Gasoline is a saturated hydrocarbon, with a fixed amount of energy, in each gallon.
91 octane gasoline has an energy density of 44.8MJ/kg per gallon
Ethanol has an energy density of 31.68MJ/kg per gallon
energy density = amount of energy stored (available) in a given volume or given mass
MJ = megajoule
kg = kilogram
BTU= brutish thermal unit (unit of energy)
So 1 gallon of 91 octane, 'pure' gasoline is 125,000BTU
and 1 gallon of ethanol is is rated at 129 octane, contains 84,600 BTUs per gallon
Ethanol is an octane booster, and does not contain the same amount of energy as gasoline.
85% Ethanol + 15% 91gasoline, resulting an 123.3 octane rating blend, if you do the math, contains around 91,500BTUs per gallon. NOTE: they most likely will use a lower grade of gasoline in the blend, since the octane is boosted by the ethanol.
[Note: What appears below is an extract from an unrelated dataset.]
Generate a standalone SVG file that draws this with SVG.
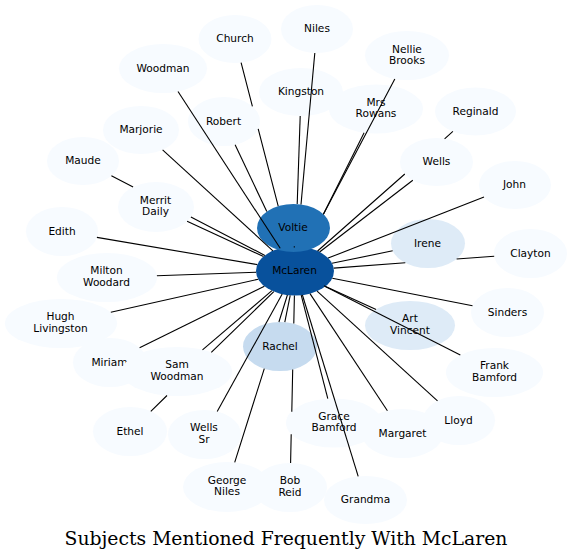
<svg xmlns="http://www.w3.org/2000/svg" width="572" height="560" viewBox="0 0 572 560">
<style>
.node ellipse{fill:#f7fbff;stroke:none}
.node text{font-family:"DejaVu Sans","Liberation Sans",sans-serif;font-size:10.6px;text-anchor:middle;fill:#000}
#connectors path{stroke:#000;stroke-width:1.1;fill:none}
.title{font-family:"DejaVu Serif","Liberation Serif",serif;font-size:18.8px;text-anchor:middle;fill:#000}
</style>
<rect width="572" height="560" fill="#fff"/>
<g id="nodes">
<g id="n-niles" class="node"><ellipse cx="317" cy="29" rx="36" ry="24"/><text x="317" y="32">Niles</text></g>
<g id="n-church" class="node"><ellipse cx="235" cy="39" rx="36.5" ry="24"/><text x="235" y="42">Church</text></g>
<g id="n-woodman" class="node"><ellipse cx="163" cy="68.5" rx="44" ry="24.5"/><text x="163" y="71.5">Woodman</text></g>
<g id="n-nellie-brooks" class="node"><ellipse cx="407" cy="55.5" rx="42" ry="24.5"/><text x="407" y="52.6">Nellie<tspan x="407" y="64">Brooks</tspan></text></g>
<g id="n-kingston" class="node"><ellipse cx="301" cy="92" rx="42" ry="24"/><text x="301" y="95">Kingston</text></g>
<g id="n-mrs-rowans" class="node"><ellipse cx="376" cy="109" rx="47" ry="24.5"/><text x="376" y="106">Mrs<tspan x="376" y="117.4">Rowans</tspan></text></g>
<g id="n-reginald" class="node"><ellipse cx="475.5" cy="111.5" rx="40.5" ry="24"/><text x="475.5" y="114.5">Reginald</text></g>
<g id="n-robert" class="node"><ellipse cx="224" cy="121.5" rx="36" ry="24.5"/><text x="223.5" y="124.5">Robert</text></g>
<g id="n-marjorie" class="node"><ellipse cx="141" cy="130" rx="38" ry="24"/><text x="141" y="133">Marjorie</text></g>
<g id="n-wells" class="node"><ellipse cx="436.5" cy="162" rx="36.5" ry="24"/><text x="436.5" y="165">Wells</text></g>
<g id="n-maude" class="node"><ellipse cx="83" cy="161" rx="36" ry="24"/><text x="83" y="164">Maude</text></g>
<g id="n-john" class="node"><ellipse cx="515" cy="185" rx="36" ry="24"/><text x="514.5" y="188">John</text></g>
<g id="n-merrit-daily" class="node"><ellipse cx="156" cy="207" rx="38" ry="25"/><text x="155.5" y="204">Merrit<tspan x="155.5" y="215.4">Daily</tspan></text></g>
<g id="n-edith" class="node"><ellipse cx="62" cy="231.5" rx="36" ry="24.5"/><text x="62" y="234.5">Edith</text></g>
<g id="n-irene" class="node"><ellipse cx="428" cy="243.5" rx="37" ry="24.5" style="fill:#deebf7"/><text x="427.5" y="246.5">Irene</text></g>
<g id="n-clayton" class="node"><ellipse cx="530.5" cy="253.5" rx="36.5" ry="24.5"/><text x="530.5" y="256.5">Clayton</text></g>
<g id="n-mclaren" class="node"><ellipse cx="295" cy="271" rx="39" ry="24.5" style="fill:#08519c"/><text x="294.5" y="274">McLaren</text></g>
<g id="n-voltie" class="node"><ellipse cx="293.5" cy="228" rx="36.5" ry="24" style="fill:#2171b5"/><text x="293" y="231">Voltie</text></g>
<g id="n-milton-woodard" class="node"><ellipse cx="107" cy="277.5" rx="50" ry="24.5"/><text x="106.5" y="274.4">Milton<tspan x="106.5" y="285.8">Woodard</tspan></text></g>
<g id="n-sinders" class="node"><ellipse cx="507.5" cy="312.5" rx="36.5" ry="24.5"/><text x="507.5" y="315.5">Sinders</text></g>
<g id="n-hugh-livingston" class="node"><ellipse cx="61" cy="323.5" rx="56" ry="24.5"/><text x="60.5" y="320.4">Hugh<tspan x="60.5" y="331.8">Livingston</tspan></text></g>
<g id="n-art-vincent" class="node"><ellipse cx="410" cy="325.5" rx="45" ry="24.5" style="fill:#deebf7"/><text x="410" y="322.4">Art<tspan x="410" y="333.8">Vincent</tspan></text></g>
<g id="n-rachel" class="node"><ellipse cx="280" cy="346.5" rx="37" ry="24.5" style="fill:#c6dbef"/><text x="280" y="349.5">Rachel</text></g>
<g id="n-miriam" class="node"><ellipse cx="110" cy="362.5" rx="37" ry="24.5"/><text x="109.5" y="365.5">Miriam</text></g>
<g id="n-sam-woodman" class="node"><ellipse cx="177" cy="371.5" rx="55" ry="24.5"/><text x="177" y="368.4">Sam<tspan x="177" y="379.8">Woodman</tspan></text></g>
<g id="n-frank-bamford" class="node"><ellipse cx="494.5" cy="372.5" rx="48.5" ry="24.5"/><text x="494.5" y="369.4">Frank<tspan x="494.5" y="380.8">Bamford</tspan></text></g>
<g id="n-grace-bamford" class="node"><ellipse cx="334" cy="423" rx="48" ry="24.5"/><text x="334" y="419.9">Grace<tspan x="334" y="431.3">Bamford</tspan></text></g>
<g id="n-margaret" class="node"><ellipse cx="402.5" cy="433.5" rx="40.5" ry="24.5"/><text x="402.5" y="436.5">Margaret</text></g>
<g id="n-lloyd" class="node"><ellipse cx="459" cy="420.5" rx="36" ry="24.5"/><text x="458.5" y="423.5">Lloyd</text></g>
<g id="n-ethel" class="node"><ellipse cx="130" cy="431.5" rx="37" ry="24.5"/><text x="130" y="434.5">Ethel</text></g>
<g id="n-wells-sr" class="node"><ellipse cx="204.5" cy="434.5" rx="36.5" ry="24.5"/><text x="204" y="431.4">Wells<tspan x="204" y="442.8">Sr</tspan></text></g>
<g id="n-george-niles" class="node"><ellipse cx="227" cy="487" rx="44" ry="25"/><text x="227" y="484">George<tspan x="227" y="495.4">Niles</tspan></text></g>
<g id="n-bob-reid" class="node"><ellipse cx="290" cy="487.5" rx="37" ry="24.5"/><text x="290" y="484.4">Bob<tspan x="290" y="495.8">Reid</tspan></text></g>
<g id="n-grandma" class="node"><ellipse cx="365.5" cy="500" rx="41.5" ry="24"/><text x="365.5" y="503">Grandma</text></g>
</g>
<g id="connectors">
<path d="M314.8,53.0 L301.0,204.5"/>
<path d="M241.1,62.7 L252.4,106.4 M258.2,128.9 L278.2,206.2"/>
<path d="M178.0,91.5 L280.2,248.3"/>
<path d="M394.8,78.9 L323.4,214.3"/>
<path d="M300.2,116.0 L297.2,204.1"/>
<path d="M364.1,132.7 L323.4,214.2"/>
<path d="M452.9,131.4 L444.6,138.8 M404.8,174.0 L317.6,251.0"/>
<path d="M235.1,144.8 L266.8,211.6"/>
<path d="M162.6,149.8 L272.9,250.8"/>
<path d="M412.8,180.3 L319.6,252.0"/>
<path d="M111.4,175.7 L133.1,186.9 M190.9,217.0 L264.9,255.4"/>
<path d="M484.0,197.1 L328.1,258.1"/>
<path d="M187.1,221.3 L263.5,256.5"/>
<path d="M96.9,237.4 L257.3,264.6"/>
<path d="M392.7,250.8 L332.0,263.3"/>
<path d="M494.2,256.2 L456.6,259.0 M405.3,262.8 L333.7,268.1"/>
<path d="M156.9,275.8 L256.1,272.3"/>
<path d="M472.5,305.7 L332.3,278.3"/>
<path d="M110.8,312.3 L258.3,279.2"/>
<path d="M376.1,309.4 L323.9,285.8"/>
<path d="M284.8,322.2 L290.2,295.3"/>
<path d="M139.6,347.8 L264.4,286.2"/>
<path d="M202.5,349.8 L271.9,290.7"/>
<path d="M460.3,355.1 L325.3,286.4"/>
<path d="M437.5,400.9 L317.1,291.2"/>
<path d="M327.8,398.7 L301.2,295.2"/>
<path d="M387.4,410.8 L310.0,293.6"/>
<path d="M150.8,411.3 L167.0,395.5 M211.3,352.4 L273.8,291.6"/>
<path d="M217.2,411.5 L282.2,294.1"/>
<path d="M234.7,462.4 L264.3,368.6 M278.9,322.0 L287.4,295.0"/>
<path d="M290.6,463.0 L291.2,434.2 M291.8,411.8 L292.7,369.5 M293.8,323.5 L294.4,295.5"/>
<path d="M358.2,476.4 L302.4,295.0"/>
<path d="M294.3,246.2 L294.3,247.4"/>
</g>
<text class="title" x="286" y="544.5">Subjects Mentioned Frequently With McLaren</text>
</svg>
Bottom line, to do the work of 1 gallon of 'real' gas, you need to burn 1.36 gallons of gas/ethanol blend.
In other words, 36% more gas/ethanol blend to go as far.
I bet you the 'tree huggers' didn't share this info with you. Not as "green" as advertised!
To answer you question, higher C/R just extracts more of the available energy from the fuel. Also remember that they can use much lower octane gas in the E85 blend, the stuff chemically closer to the heptane molecule than to the octane molecule, so your actual octane, in E-85 might be much lower, and closer to 91.